If the IRS calls you, hang up.

June 24, 2014

Do Not Do These Things, Part 3

I was not planning on having a "Part 3" to this series; however, Marion recently sent an interesting email. This situation does not have anything to do with the web, email or any other things I usually write about.  Nevertheless, it is a real personal security concern.

Marion emailed about a "Social Engineering" scam which is becoming more of a concern most every day for everyone.  These can hit you even if you do not participate on the internet, email, or any other tech areas.  This one is known as vishing, or voice phishing. 

She said they received a suspicious phone call on the home land line. However, this could also hit your cell phone.  A man with an accent was telling her that their computer was "leaking out information."  This is common line.  Then they ask you questions about your computer, maybe the version of Windows you use, your computer name, or your username and password.  They may ask you anything about your computer, your bank account or any other personal information.  They usually (but not always) have a heavy almost unintelligible accent which will get worse as they go along. 

Marion said, "We gave him no information whatsoever."  That is the absolute best thing you can do.  If you have not contacted any company for help just hang up on them.  They are trying to get info out of you and use it for disreputable reasons.
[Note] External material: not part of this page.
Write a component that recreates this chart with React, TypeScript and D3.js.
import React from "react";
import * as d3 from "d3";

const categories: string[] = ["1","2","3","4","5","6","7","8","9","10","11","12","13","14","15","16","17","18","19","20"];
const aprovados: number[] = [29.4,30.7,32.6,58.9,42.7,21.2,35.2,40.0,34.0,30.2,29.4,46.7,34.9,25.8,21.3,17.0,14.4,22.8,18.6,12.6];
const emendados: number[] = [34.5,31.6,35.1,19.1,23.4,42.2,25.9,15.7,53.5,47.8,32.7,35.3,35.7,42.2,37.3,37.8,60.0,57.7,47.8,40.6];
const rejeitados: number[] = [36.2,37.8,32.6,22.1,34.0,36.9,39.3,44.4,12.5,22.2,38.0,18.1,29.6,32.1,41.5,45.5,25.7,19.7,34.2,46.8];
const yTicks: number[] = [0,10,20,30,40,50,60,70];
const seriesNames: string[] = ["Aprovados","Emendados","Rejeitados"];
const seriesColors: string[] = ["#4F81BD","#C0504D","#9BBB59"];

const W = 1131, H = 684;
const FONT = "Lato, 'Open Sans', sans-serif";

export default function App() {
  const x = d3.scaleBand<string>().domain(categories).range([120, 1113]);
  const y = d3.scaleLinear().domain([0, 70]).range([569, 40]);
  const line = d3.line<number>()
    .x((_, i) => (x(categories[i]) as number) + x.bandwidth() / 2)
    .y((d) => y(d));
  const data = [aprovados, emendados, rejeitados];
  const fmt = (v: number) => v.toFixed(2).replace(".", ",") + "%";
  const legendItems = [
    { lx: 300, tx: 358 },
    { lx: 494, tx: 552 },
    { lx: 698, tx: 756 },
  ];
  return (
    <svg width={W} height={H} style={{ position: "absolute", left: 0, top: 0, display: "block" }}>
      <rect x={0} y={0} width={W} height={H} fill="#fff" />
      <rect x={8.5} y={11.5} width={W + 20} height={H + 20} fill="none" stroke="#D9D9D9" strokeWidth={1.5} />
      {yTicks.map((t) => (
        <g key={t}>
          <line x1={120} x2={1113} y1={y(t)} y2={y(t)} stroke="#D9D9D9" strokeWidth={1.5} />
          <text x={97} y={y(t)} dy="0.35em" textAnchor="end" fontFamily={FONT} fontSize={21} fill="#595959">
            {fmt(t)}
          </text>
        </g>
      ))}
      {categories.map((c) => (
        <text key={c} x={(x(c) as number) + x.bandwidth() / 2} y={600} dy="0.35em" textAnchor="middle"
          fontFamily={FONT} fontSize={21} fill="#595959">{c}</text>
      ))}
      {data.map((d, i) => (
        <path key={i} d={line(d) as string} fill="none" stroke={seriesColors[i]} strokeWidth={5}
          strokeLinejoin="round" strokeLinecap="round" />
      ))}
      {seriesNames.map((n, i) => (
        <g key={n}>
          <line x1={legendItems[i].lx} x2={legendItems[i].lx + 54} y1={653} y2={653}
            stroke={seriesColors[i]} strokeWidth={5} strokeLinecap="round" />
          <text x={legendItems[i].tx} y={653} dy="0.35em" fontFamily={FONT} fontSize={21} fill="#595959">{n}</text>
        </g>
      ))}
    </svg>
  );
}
spam via phone and web ( would be surprised at how many people go along with this "official" inquiry.  People have given away bank account information and then proceeded to loose thousands of dollars.
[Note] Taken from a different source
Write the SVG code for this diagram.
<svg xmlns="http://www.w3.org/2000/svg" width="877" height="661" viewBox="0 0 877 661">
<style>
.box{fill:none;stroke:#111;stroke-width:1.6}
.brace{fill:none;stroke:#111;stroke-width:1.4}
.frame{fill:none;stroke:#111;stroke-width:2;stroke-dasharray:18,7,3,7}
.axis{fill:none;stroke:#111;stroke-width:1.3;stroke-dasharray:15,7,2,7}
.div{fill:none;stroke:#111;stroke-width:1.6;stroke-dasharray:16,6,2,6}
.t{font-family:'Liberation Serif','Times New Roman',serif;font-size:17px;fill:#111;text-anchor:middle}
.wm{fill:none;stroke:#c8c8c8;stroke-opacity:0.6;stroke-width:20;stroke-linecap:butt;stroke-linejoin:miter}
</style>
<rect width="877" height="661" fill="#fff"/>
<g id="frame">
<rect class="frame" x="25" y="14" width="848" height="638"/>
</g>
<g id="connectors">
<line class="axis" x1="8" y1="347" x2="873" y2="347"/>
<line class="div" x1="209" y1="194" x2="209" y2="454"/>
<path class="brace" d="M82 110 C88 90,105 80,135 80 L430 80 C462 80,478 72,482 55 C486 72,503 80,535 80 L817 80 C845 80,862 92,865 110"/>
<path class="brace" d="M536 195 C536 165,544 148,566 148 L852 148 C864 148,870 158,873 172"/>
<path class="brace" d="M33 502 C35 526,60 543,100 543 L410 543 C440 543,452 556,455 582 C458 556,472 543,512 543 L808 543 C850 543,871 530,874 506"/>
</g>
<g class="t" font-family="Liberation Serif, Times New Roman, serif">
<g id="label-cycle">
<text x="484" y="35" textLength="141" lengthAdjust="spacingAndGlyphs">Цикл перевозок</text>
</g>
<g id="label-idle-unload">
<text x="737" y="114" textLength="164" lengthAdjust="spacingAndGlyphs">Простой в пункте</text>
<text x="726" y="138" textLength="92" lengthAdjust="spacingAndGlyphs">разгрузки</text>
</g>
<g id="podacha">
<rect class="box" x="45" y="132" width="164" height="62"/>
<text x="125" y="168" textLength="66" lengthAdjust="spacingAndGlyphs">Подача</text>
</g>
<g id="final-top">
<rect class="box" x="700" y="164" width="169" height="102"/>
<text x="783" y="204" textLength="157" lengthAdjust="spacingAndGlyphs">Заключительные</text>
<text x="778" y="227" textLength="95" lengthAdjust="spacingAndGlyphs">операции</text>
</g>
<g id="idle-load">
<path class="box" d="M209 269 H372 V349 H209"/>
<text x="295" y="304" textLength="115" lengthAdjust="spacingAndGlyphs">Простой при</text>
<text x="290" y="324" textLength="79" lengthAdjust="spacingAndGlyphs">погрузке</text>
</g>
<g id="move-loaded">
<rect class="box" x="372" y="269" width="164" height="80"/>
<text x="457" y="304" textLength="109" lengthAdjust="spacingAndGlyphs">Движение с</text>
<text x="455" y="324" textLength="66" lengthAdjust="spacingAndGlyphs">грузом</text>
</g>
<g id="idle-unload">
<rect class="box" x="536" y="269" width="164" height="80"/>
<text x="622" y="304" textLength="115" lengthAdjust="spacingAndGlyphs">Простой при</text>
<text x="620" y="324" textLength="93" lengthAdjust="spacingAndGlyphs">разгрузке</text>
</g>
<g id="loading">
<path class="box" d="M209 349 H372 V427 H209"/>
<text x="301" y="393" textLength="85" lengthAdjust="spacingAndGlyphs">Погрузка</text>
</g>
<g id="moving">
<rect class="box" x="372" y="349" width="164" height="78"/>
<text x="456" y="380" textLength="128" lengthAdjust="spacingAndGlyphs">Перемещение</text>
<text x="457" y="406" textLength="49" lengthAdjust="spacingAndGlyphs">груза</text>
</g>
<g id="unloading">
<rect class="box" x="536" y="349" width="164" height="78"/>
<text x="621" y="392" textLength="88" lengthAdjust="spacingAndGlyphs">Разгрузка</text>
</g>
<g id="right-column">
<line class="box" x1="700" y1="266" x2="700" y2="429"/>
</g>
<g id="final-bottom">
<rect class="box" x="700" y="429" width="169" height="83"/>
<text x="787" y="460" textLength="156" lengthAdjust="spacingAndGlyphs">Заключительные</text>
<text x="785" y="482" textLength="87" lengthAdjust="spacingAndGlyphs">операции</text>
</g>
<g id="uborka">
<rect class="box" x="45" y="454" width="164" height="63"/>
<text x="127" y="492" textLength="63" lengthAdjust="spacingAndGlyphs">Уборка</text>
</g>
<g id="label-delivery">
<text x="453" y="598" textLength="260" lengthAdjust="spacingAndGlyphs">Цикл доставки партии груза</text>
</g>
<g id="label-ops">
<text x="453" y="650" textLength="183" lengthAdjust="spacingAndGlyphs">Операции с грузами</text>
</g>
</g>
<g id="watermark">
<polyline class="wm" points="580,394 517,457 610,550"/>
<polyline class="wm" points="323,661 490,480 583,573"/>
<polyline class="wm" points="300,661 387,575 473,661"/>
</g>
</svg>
Never give anything out to an incoming caller.  If you get a call from any company asking you any information or giving you a website to log on to about your information or accounts, hang up immediately and call the company directly.  Ask them about it and you will get a definite, "Don’t do it!" response from the real people.  Banks and any other reputable company will never contact you to ask for information. 

Microsoft has even put out messages reporting support scams that are supposedly coming from them.  Like all of these scams the scammer may not have a lot of technical information, but rather a smooth talking trickster which plays on the general public’s fear.  They will tell you things like they just received a warning that your computer has been hacked or invaded.

We used to call these folks, "flimflam artists."  In today’s vernacular they would be called scammers.

There is even one for corporate environments called, "tailgating."  Many companies have very strict rules regarding tailgating which can end an employee’s career if they allow it.  This usually involves companies with an electronic keyless entry system; however, it can be used with regular keyed locks too.  You, being regular employee, come to work and use your key to get in.  An honest looking "employee" whom you do not know walks up along behind you and you let them enter the building with you.  You have just been tailgated into the building by someone who should not be there.

Being careful should be everyone’s number one priority today.